GitLab CE is far too heavy and requires minimum 4GB to run. Contains lots of componnents including PostgreSQL and Redis and various components and startup takes long. With Gitea I can run it with just 1GB or a raspberry pi. It includes wiki, package repositories and releases as well. ldap, service desk - these are enterprise features that I don't need.
Gitlab is a crazy setup full of services, with elaborate interdependence, absurd hardware requirements, iffy performance, and all the lack of confidence on security that comes from this (and it only ever running if you use their docker images and don't touch anything).
I've got Gitea running on a $5 Vultr instance and it's great.
Upgrades have been painless. Doesn't tax the server.
Was using Gitea when that fork happened and didn't see a reason to migrate. Looked very much like poor communication on the behalf of Gitea causing a misunderstanding.
I self host Gitea both on my home NAS and a DO droplet. I set up repos sync between the instances, it works flawlessly. I've moved the most of my projects off Github/Gitlab and overall I'm very happy with it.
I self-host gitea as a github backup just in case. It's pretty easy and well documented (it's a single executable and you can use sqlite for the database).
> The only solution is to self-host.

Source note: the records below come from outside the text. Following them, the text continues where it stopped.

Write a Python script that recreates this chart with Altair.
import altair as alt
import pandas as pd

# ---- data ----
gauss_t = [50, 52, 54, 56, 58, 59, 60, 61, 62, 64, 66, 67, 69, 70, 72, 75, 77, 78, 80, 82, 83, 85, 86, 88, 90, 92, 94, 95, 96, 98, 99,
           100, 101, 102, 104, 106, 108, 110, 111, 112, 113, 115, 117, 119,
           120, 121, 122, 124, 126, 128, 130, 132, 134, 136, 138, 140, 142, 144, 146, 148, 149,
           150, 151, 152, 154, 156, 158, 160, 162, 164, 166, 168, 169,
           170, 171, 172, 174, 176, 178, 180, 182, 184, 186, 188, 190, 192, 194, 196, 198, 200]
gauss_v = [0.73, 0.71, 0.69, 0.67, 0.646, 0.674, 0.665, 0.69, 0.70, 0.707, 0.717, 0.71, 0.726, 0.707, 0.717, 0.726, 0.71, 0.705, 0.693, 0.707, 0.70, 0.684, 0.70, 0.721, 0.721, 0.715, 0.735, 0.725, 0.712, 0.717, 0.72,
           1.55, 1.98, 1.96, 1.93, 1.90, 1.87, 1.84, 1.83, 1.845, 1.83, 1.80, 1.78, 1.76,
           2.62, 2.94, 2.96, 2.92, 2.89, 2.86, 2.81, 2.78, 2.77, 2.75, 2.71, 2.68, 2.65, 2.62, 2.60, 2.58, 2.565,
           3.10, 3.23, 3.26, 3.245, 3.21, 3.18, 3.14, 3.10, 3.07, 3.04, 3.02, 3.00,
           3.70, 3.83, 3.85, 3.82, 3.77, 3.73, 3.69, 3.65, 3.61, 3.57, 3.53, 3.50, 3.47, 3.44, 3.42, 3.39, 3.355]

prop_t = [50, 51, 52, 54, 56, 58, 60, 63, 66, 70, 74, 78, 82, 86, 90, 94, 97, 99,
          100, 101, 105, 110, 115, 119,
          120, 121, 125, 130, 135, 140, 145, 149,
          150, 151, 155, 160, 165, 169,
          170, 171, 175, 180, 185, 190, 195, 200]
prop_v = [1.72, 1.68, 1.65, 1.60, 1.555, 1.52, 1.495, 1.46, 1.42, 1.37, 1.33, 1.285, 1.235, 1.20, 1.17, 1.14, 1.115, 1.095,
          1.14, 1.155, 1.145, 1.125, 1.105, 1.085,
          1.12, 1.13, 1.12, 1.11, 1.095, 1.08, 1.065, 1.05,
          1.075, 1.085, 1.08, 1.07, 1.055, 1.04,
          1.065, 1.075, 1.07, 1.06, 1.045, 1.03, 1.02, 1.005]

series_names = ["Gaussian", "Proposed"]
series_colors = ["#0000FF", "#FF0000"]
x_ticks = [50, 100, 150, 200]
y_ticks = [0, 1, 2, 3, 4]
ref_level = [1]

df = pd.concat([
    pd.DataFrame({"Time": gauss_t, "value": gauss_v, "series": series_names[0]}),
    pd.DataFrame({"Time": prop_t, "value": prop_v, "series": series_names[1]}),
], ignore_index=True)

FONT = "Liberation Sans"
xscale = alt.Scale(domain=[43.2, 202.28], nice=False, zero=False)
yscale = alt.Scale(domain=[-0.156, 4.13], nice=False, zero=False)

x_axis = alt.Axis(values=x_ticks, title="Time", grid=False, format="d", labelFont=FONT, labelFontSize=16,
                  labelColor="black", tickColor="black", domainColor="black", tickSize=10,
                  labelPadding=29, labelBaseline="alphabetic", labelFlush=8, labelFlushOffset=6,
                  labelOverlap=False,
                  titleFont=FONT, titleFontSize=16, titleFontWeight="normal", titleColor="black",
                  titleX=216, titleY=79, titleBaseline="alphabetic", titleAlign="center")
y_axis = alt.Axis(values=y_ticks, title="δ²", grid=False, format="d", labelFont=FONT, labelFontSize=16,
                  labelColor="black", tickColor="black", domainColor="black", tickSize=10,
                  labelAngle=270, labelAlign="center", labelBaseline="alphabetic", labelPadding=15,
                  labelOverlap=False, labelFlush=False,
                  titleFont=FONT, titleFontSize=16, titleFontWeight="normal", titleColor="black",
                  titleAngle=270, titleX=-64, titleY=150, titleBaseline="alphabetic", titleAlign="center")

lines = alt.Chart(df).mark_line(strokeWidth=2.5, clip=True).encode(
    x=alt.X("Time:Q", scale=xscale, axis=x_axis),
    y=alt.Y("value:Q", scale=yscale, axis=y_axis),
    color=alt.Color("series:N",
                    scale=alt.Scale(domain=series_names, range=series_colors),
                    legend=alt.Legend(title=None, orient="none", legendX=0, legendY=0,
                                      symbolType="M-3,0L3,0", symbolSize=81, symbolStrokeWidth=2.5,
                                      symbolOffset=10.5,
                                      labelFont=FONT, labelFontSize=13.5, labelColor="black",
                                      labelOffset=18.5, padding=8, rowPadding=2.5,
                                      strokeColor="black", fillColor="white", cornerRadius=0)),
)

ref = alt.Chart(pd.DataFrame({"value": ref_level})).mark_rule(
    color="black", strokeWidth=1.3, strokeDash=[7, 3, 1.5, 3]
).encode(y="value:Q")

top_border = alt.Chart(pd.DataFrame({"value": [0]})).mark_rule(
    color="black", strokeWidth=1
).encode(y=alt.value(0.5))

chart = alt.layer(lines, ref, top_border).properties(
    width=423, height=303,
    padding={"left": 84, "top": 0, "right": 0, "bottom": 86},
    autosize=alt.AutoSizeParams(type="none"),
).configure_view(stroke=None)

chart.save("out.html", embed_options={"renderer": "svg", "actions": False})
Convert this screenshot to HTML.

Gitea is good.
I don’t understand your thinking and gitea’s marketing. They say in the same breath that it’s “self-hosting” and that they do “Git hosting… similar to GitHub, BitBucket, and GitLab”. — https://docs.gitea.com/
It's a "run your own github" application. akin to Github Enterprise Server or Gitlab CE/EE, except unlike Github Enterprise Server and Gitlab EE, it's open source.
As far as I am aware, they do not offer a hosting service. I believe that statement was meant to convey that the Gitea software, once installed is a git host similar to the others. I think they were trying to differentiate between a typical remote git repo and all the web components that come with Gitea. They do offer paid support, but that's still for self hosting.